● **THE REQUEST**:
Identify each line holding the string "this" and copy it.

━━━━━ MATERIAL TO PROCESS ━━━━━

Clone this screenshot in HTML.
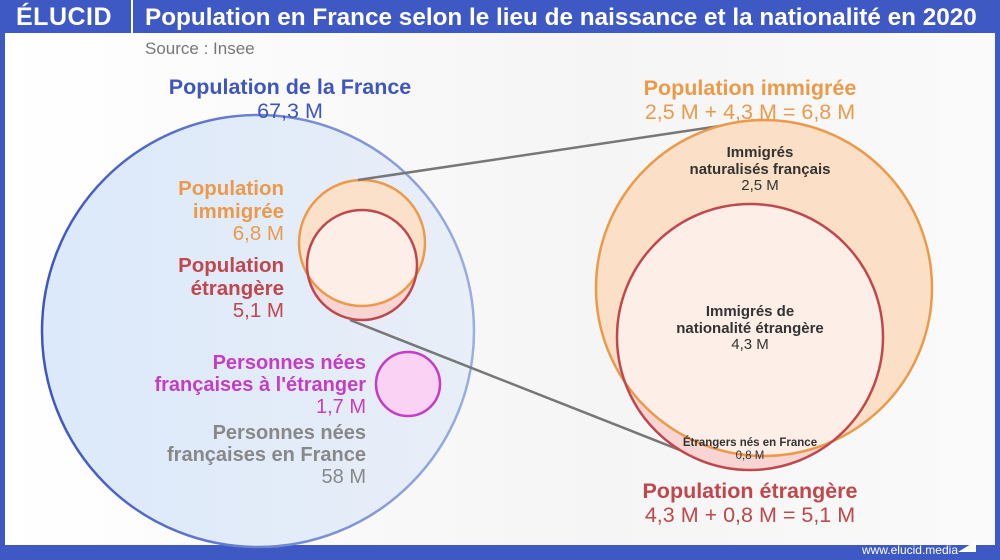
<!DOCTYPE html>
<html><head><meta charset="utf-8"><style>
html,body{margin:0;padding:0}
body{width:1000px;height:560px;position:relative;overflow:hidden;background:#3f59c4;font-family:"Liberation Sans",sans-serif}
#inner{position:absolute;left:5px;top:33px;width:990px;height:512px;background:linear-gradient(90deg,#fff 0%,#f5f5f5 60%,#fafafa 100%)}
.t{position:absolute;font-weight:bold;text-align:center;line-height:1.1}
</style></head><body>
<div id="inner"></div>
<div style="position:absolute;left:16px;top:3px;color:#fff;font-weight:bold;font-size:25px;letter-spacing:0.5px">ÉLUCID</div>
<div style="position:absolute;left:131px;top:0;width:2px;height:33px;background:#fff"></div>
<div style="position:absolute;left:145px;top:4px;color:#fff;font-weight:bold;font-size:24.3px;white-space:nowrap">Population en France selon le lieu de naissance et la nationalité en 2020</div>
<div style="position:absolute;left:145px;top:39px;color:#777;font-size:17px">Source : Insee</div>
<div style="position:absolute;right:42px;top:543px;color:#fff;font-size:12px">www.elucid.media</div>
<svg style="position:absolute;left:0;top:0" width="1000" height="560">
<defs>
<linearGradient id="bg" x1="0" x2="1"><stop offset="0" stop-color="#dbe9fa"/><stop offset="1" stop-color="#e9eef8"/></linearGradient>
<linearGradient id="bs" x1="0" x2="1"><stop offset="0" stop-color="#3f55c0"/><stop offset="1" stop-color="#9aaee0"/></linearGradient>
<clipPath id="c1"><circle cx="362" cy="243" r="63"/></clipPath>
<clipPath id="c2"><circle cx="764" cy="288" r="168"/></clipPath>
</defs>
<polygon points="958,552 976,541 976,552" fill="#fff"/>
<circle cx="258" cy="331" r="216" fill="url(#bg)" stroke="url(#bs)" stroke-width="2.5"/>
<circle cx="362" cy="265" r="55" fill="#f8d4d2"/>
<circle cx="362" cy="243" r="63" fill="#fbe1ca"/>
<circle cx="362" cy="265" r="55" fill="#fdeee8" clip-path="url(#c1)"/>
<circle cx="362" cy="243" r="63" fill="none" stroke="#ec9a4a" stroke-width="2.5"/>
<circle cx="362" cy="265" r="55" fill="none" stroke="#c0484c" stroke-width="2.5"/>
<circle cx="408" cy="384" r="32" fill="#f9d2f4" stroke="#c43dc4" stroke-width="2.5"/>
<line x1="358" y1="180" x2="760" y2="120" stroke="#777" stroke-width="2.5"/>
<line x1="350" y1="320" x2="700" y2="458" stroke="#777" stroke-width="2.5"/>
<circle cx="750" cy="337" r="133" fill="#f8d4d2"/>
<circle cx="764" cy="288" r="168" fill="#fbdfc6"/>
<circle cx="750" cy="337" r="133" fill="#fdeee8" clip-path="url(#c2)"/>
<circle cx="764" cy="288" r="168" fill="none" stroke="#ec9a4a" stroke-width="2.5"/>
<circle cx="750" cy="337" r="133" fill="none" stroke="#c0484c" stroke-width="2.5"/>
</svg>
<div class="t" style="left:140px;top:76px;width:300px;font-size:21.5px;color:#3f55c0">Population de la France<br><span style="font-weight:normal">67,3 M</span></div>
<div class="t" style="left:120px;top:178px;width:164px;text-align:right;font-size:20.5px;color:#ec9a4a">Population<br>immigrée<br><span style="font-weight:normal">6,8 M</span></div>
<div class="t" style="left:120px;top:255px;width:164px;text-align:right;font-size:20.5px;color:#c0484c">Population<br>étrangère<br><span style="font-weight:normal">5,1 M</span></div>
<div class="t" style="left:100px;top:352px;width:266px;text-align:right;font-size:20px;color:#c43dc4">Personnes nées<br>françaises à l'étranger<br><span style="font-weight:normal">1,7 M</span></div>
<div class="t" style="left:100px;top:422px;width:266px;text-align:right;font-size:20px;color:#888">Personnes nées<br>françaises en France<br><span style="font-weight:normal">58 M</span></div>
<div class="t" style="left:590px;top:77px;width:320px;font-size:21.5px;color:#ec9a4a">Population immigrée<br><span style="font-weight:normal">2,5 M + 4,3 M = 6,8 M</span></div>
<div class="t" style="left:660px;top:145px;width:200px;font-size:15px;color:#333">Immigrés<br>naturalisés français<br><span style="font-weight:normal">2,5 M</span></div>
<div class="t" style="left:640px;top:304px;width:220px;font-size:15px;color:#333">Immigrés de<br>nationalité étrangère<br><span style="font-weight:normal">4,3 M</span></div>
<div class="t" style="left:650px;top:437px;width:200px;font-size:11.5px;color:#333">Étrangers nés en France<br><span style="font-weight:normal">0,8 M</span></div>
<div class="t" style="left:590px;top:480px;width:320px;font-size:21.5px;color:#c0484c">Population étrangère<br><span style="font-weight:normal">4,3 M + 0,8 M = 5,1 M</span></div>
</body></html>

━━━━━
━━━━━ MATERIAL TO PROCESS ━━━━━

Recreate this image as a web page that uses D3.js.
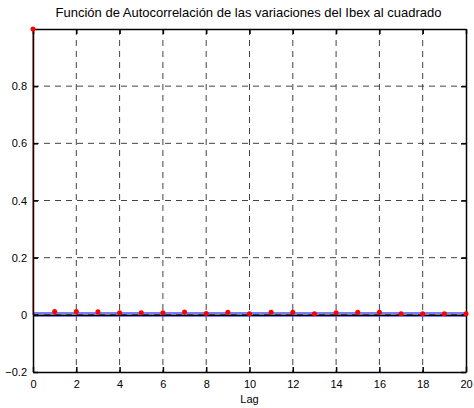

━━━━━

● **REPLY**:
Clone this screenshot in HTML.
Recreate this image as a web page that uses D3.js.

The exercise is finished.